Where Eagles Dare: A Message For Senator McCain

Straight to the point: There’s reason to doubt that oft-repeated pledge of ‘supporting the troops’ when you’ve worked for a man who tried to kill the troops.

So said Jim Geraghty, who hit the nail on the head. I borrow his words and embrace them as if they were my own. If only our candidate would do so and stop affording a hard core leftist plausible deniability through avoidance. The time has come.

It is time for John McCain to bring up Barack Obama’s ties to – friendship with – William Ayers. Not through Sarah Palin, not on a campaign stop, but directly, in debate on national television. Obama is daring him to, expecting John lacks the fortitude. John seems the only one who is hesitant to do so.

It is time for a direct, open and national look at The Plot to Bomb Fort Dix, hatched, planned and botched by William Ayers’ minions during the Vietnam War.

In such absence of direct challenge, Obama is afforded the deception of wiggle room, which affords those who would wish to see nothing in the Obama-Ayers inconvenient truth to see vast amounts of nothingness. After all, as The One says, seemingly in a dare, McCain ‘has not said anything to his face’ and instead is just scoring cheap political points.

A new television ad is welcomed but will not suffice alone, Senator McCain.

He is a friend and colleague of William Ayers, whose group sought to bomb our own troops at a dance with their wives and girlfriends at Fort Dix, New Jersey. The One, who consistently tries to champion us veterans as some distorted sort of new victim class, is aligned and friends with a man who tried to literally make us victims – by killing us.

Do not, Senator McCain, leave it to us to do. Yes, we veterans are more than able; willing, passionate, and intelligent enough to engage decisively. But it must come directly from you, face to face, eye to eye. He is daring you.

Please, Senator McCain. This cannot stand. And it is time for you to embrace this fight. We are, as we should be, behind you. For the moment. We are ready and able to be in front of you. But this is a charge that you need to lead.

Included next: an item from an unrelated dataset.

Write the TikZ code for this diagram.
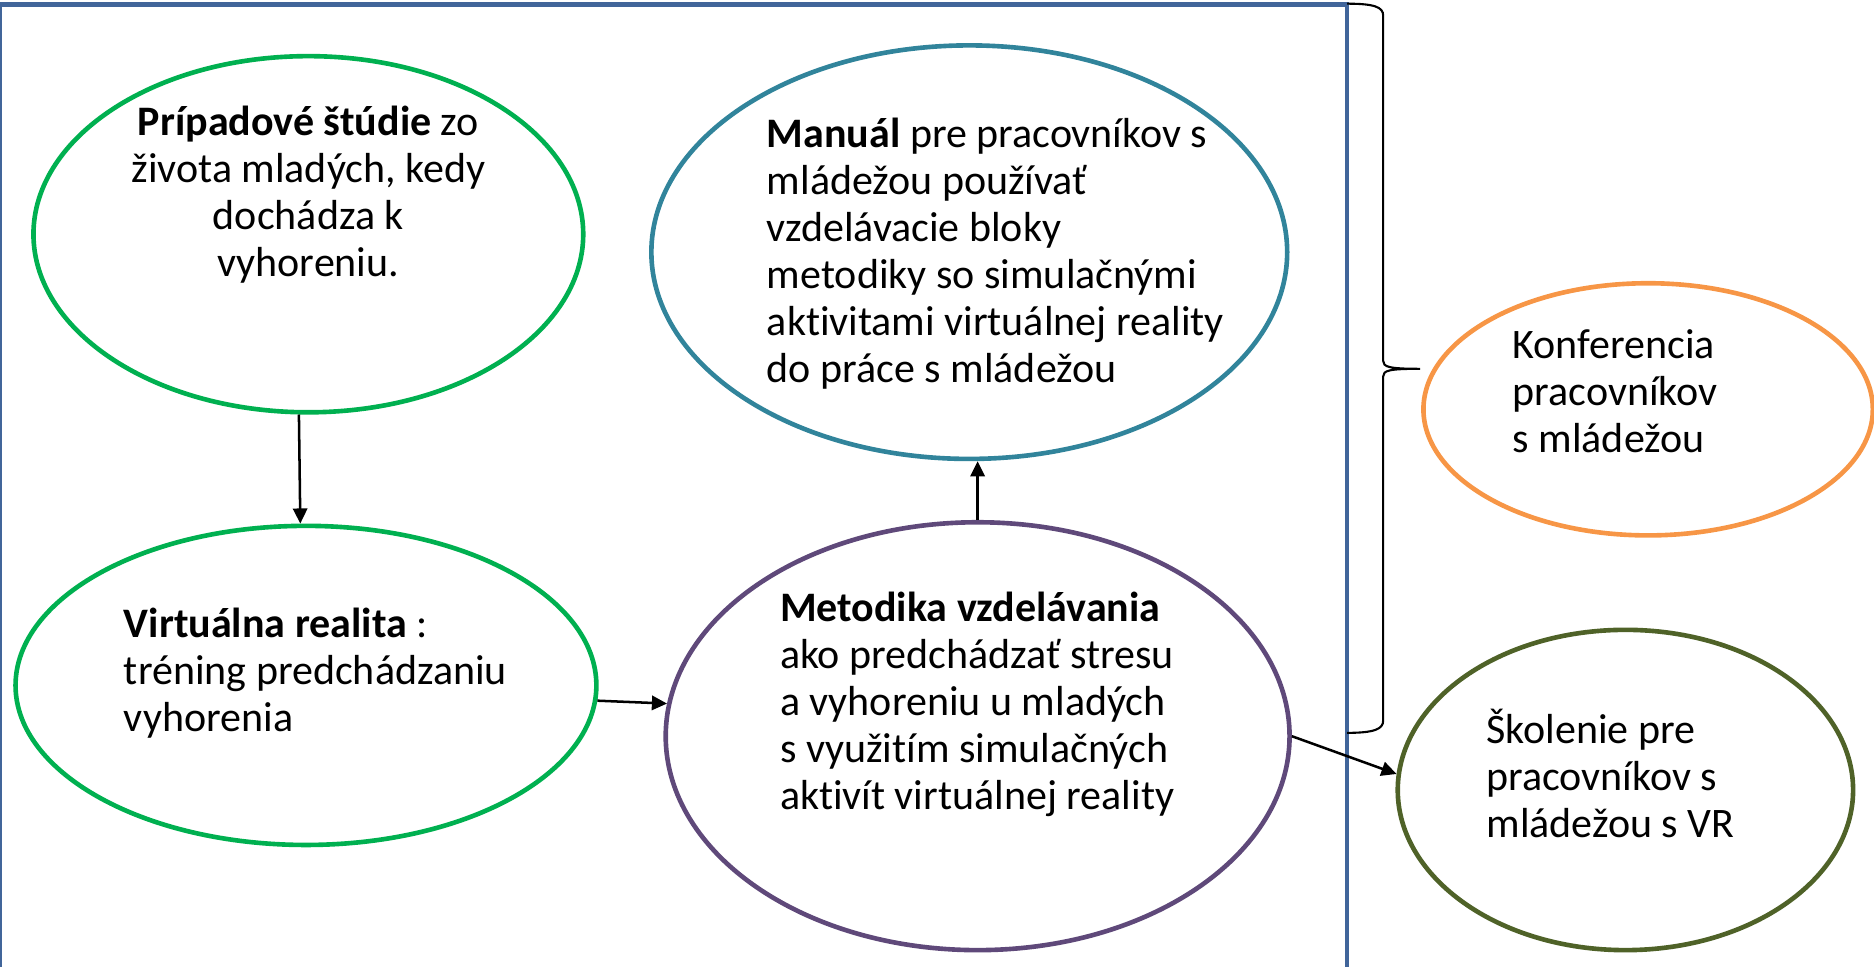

We are veterans. Proud, honor-driven patriots. This is a bond you share with us. And we took an oath years ago to defend our Nation against all enemies, foreign and domestic. William Ayers – friend and political ally of Barack Obama – is the latter by his own definition and statements. We did not relieve ourselves of that duty when our active duty in uniformed service came to a close. It lives in us – you, me and all veterans. And we are with you, but we need you in front.

It is time, Senator. Enough is enough.

UPDATE: Wizbang commenters remind that Senator McCain almost certainly has a plan, and one unfolding. And they are correct. In a way, I regret the initial tone of this post, a tone that suggests John McCain may somehow be avoiding direct contact. Its presence here is more reflective of passion and a raw nerve routinely treaded upon un-lightly by Barack Obama than a belief that Senator McCain is sidestepping the issue. I am a passionate man, and my passions run deep with regard to service, veterans, honor and our collective sense of duty.

The overriding tone that should be taken from the raw display above is one of anger and contempt for a man and his alliances and friendships that run counter to what we veterans have spent our adult lives defending through many means and in many forms. A friendship with William Ayers is unacceptable in a Commander in Chief. For Ayers’ deeds and words are, in fact, precisely what we have defended against: All enemies, foreign and domestic. We are partisan. We love our nation and wish it preserved for our children to inherit, not morphed into a misery-laden socialist system where aspirations, opportunity and ceilings are capped and the floor shared.

We veterans, who “air raid villages and kill civilians,” will apparently either embrace our new victim status or be discarded and brushed aside. No, sir. Senator Obama can dismiss our challenge as veterans. He cannot dismiss such from Senator McCain.